What is being asked:
Reproduce the section of the listing that begins at the line containing "Give me the" and finishes at the line containing "const fmt = (v: number)". Include both end lines and nothing beyond them.

Task input:
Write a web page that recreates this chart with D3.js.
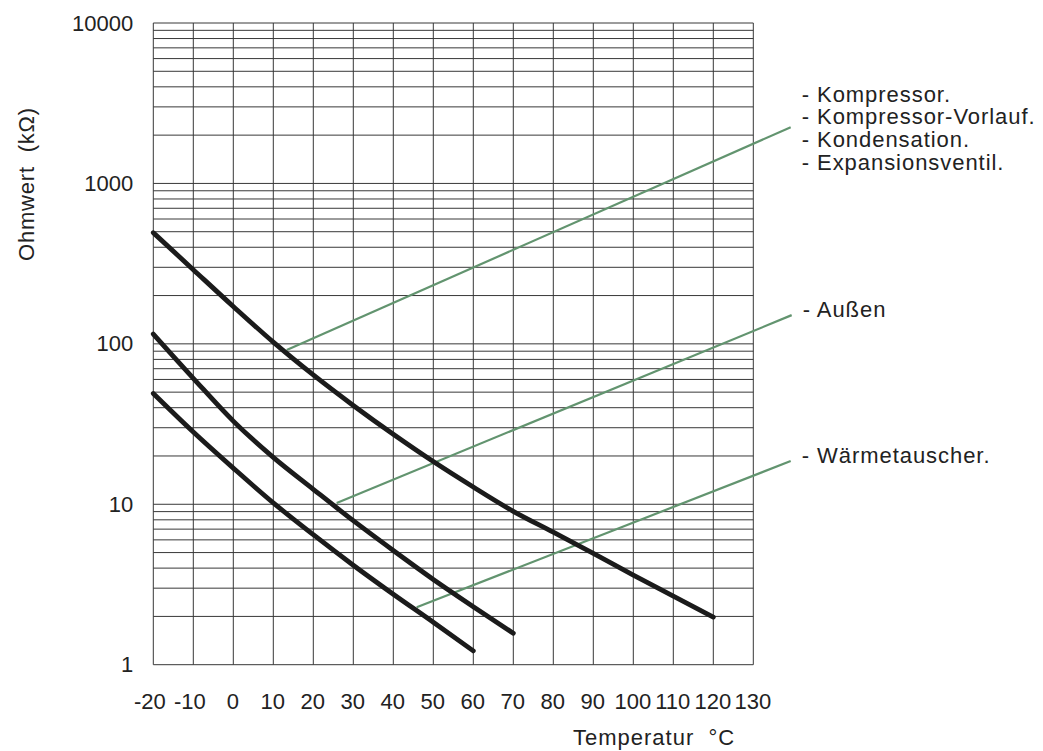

...

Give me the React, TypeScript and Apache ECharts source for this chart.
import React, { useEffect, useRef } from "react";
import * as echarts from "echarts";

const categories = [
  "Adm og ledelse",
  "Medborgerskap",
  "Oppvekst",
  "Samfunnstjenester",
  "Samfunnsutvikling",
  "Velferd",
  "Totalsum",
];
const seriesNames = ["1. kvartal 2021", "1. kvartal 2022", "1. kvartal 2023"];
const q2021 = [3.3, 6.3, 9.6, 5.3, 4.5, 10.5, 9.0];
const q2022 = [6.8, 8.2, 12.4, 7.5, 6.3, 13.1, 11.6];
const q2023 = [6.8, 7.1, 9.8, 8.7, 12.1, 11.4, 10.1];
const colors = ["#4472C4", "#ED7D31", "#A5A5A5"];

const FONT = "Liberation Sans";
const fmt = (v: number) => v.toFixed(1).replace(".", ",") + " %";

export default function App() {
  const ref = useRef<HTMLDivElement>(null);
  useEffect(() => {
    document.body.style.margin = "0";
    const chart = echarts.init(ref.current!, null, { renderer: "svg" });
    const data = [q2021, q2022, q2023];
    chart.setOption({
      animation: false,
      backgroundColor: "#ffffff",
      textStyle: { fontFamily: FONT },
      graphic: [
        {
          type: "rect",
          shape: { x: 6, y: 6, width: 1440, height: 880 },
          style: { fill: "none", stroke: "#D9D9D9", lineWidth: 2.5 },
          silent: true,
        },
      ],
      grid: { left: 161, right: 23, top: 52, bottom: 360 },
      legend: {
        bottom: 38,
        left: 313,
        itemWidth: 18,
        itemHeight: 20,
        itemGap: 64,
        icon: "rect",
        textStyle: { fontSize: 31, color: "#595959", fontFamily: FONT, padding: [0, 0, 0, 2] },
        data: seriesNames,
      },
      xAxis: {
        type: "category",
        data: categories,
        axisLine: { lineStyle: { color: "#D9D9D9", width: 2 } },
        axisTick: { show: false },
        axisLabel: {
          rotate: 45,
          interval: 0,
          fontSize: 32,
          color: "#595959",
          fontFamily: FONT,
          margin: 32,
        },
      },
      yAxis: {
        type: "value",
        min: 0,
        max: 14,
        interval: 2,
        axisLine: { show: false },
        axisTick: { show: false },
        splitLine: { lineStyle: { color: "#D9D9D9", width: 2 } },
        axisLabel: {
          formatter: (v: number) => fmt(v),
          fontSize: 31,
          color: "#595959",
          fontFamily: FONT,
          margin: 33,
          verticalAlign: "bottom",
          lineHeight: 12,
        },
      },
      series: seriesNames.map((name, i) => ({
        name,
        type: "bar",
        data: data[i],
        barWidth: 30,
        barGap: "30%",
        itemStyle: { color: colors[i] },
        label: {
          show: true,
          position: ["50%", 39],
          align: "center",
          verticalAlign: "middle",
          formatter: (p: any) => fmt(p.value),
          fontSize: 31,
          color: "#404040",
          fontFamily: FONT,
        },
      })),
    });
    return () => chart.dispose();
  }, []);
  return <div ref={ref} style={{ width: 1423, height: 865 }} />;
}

Written answer:
Give me the React, TypeScript and Apache ECharts source for this chart.
import React, { useEffect, useRef } from "react";
import * as echarts from "echarts";

const categories = [
  "Adm og ledelse",
  "Medborgerskap",
  "Oppvekst",
  "Samfunnstjenester",
  "Samfunnsutvikling",
  "Velferd",
  "Totalsum",
];
const seriesNames = ["1. kvartal 2021", "1. kvartal 2022", "1. kvartal 2023"];
const q2021 = [3.3, 6.3, 9.6, 5.3, 4.5, 10.5, 9.0];
const q2022 = [6.8, 8.2, 12.4, 7.5, 6.3, 13.1, 11.6];
const q2023 = [6.8, 7.1, 9.8, 8.7, 12.1, 11.4, 10.1];
const colors = ["#4472C4", "#ED7D31", "#A5A5A5"];

const FONT = "Liberation Sans";
const fmt = (v: number) => v.toFixed(1).replace(".", ",") + " %";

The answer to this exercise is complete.